— TASK DETAILS —
Quote the data exactly, first line to the line containing "Serif', 'Noto Sans", with no pictures.

— EXERCISE MATERIALS —

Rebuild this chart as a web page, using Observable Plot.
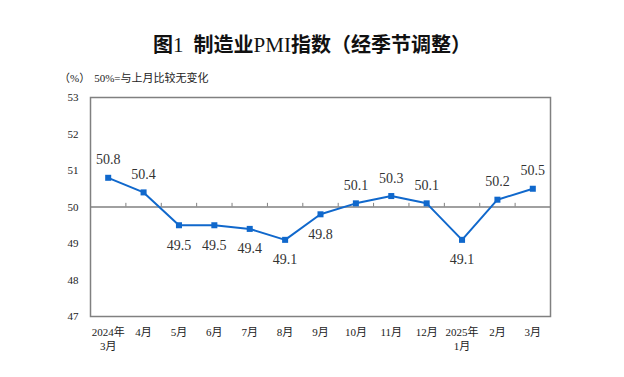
<!DOCTYPE html>
<html>
<head>
<meta charset="utf-8">
<script src="https://cdn.jsdelivr.net/npm/d3@7"></script>
<script src="https://cdn.jsdelivr.net/npm/@observablehq/plot@0.6"></script>
<style>
  body { margin: 0; background: #fff; width: 624px; }
  .title { padding-top: 32px; height: 38px; line-height: 26px; font-size: 20px; text-align: center;
           font-family: "Liberation Serif", "Noto Sans CJK SC", sans-serif; font-weight: bold; color: #111; }
  .title .n { font-weight: normal; font-size: 21px; }
  .sub { height: 16px; line-height: 16px; font-size: 11px; padding-left: 59px; color: #222;
         font-family: "Liberation Serif", "Noto Sans CJK SC", serif; }
  .sub span { margin-left: 4px; }
  svg text { font-family: "Liberation Serif", "Noto Sans CJK SC", serif; }
</style>
</head>
<body>
<div class="title">图<span class="n">1</span>&nbsp; 制造业<span class="n">PMI</span>指数（经季节调整）</div>
<div class="sub">（%）<span>50%=与上月比较无变化</span></div>
<div id="chart"></div>
<script>
const months = ["2024年\n3月", "4月", "5月", "6月", "7月", "8月", "9月", "10月", "11月", "12月", "2025年\n1月", "2月", "3月"];
const pmi = [50.8, 50.4, 49.5, 49.5, 49.4, 49.1, 49.8, 50.1, 50.3, 50.1, 49.1, 50.2, 50.5];
const yTicks = [47, 48, 49, 50, 51, 52, 53];
const baseline = 50;

const data = pmi.map((v, i) => ({i, v, label: v.toFixed(1)}));
const boundaries = d3.range(months.length - 1).map(i => i + 0.5);
const blue = "#1068cc";
const gray = "#808080";
const serif = "'Liberation Serif', 'Noto Sans CJK SC', serif";

const chart = Plot.plot({
  width: 624,
  height: 291,
  marginLeft: 90,
  marginRight: 74,
  marginTop: 11,
  marginBottom: 61,
  style: {fontFamily: serif, fontSize: "11px", color: "#222", background: "#fff"},
  x: {type: "linear", domain: [-0.5, months.length - 0.5]},
  y: {domain: [47, 53]},
  marks: [
    Plot.axisY({ticks: yTicks, tickFormat: d => String(d), tickSize: 0, tickPadding: 12, label: null, fontSize: 11, fontFamily: serif}),
    Plot.axisX({ticks: d3.range(months.length), tickFormat: i => months[i], tickSize: 0, tickPadding: 10, label: null, fontSize: 11, lineHeight: 1.25, fontFamily: serif}),
    Plot.ruleY([baseline], {stroke: gray, strokeWidth: 1.5}),
    Plot.ruleX(boundaries, {x: d => d, y1: baseline, y2: baseline + 0.1, stroke: gray, strokeWidth: 1}),
    Plot.frame({stroke: gray, strokeWidth: 1.5}),
    Plot.line(data, {x: "i", y: "v", stroke: blue, strokeWidth: 2}),
    Plot.dot(data, {x: "i", y: "v", symbol: "square", r: 3.4, fill: blue, stroke: "none"}),
    Plot.text(data.filter(d => d.v > baseline), {x: "i", y: "v", text: "label", dy: -18, fontSize: 14, fill: "#333", fontFamily: serif}),
    Plot.text(data.filter(d => d.v <= baseline), {x: "i", y: "v", text: "label", dy: 20, fontSize: 14, fill: "#333", fontFamily: serif})
  ]
});
document.getElementById("chart").appendChild(chart);
</script>
</body>
</html>
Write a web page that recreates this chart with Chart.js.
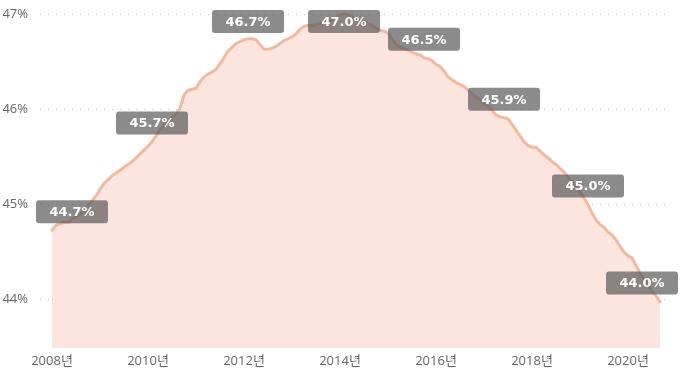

— OUTPUT FOR THIS TASK —
Rebuild this chart as a web page, using Observable Plot.
<!DOCTYPE html>
<html>
<head>
<meta charset="utf-8">
<script src="https://cdn.jsdelivr.net/npm/d3@7"></script>
<script src="https://cdn.jsdelivr.net/npm/@observablehq/plot@0.6"></script>
<style>
  body { margin: 0; background: #fff; width: 624px; }
  .title { padding-top: 32px; height: 38px; line-height: 26px; font-size: 20px; text-align: center;
           font-family: "Liberation Serif", "Noto Sans CJK SC", sans-serif; font-weight: bold; color: #111; }
  .title .n { font-weight: normal; font-size: 21px; }
  .sub { height: 16px; line-height: 16px; font-size: 11px; padding-left: 59px; color: #222;
         font-family: "Liberation Serif", "Noto Sans CJK SC", serif; }
  .sub span { margin-left: 4px; }
  svg text { font-family: "Liberation Serif", "Noto Sans CJK SC", serif; }
</style>
</head>
<body>
<div class="title">图<span class="n">1</span>&nbsp; 制造业<span class="n">PMI</span>指数（经季节调整）</div>
<div class="sub">（%）<span>50%=与上月比较无变化</span></div>
<div id="chart"></div>
<script>
const months = ["2024年\n3月", "4月", "5月", "6月", "7月", "8月", "9月", "10月", "11月", "12月", "2025年\n1月", "2月", "3月"];
const pmi = [50.8, 50.4, 49.5, 49.5, 49.4, 49.1, 49.8, 50.1, 50.3, 50.1, 49.1, 50.2, 50.5];
const yTicks = [47, 48, 49, 50, 51, 52, 53];
const baseline = 50;

const data = pmi.map((v, i) => ({i, v, label: v.toFixed(1)}));
const boundaries = d3.range(months.length - 1).map(i => i + 0.5);
const blue = "#1068cc";
const gray = "#808080";
const serif = "'Liberation Serif', 'Noto Sans CJK SC', serif";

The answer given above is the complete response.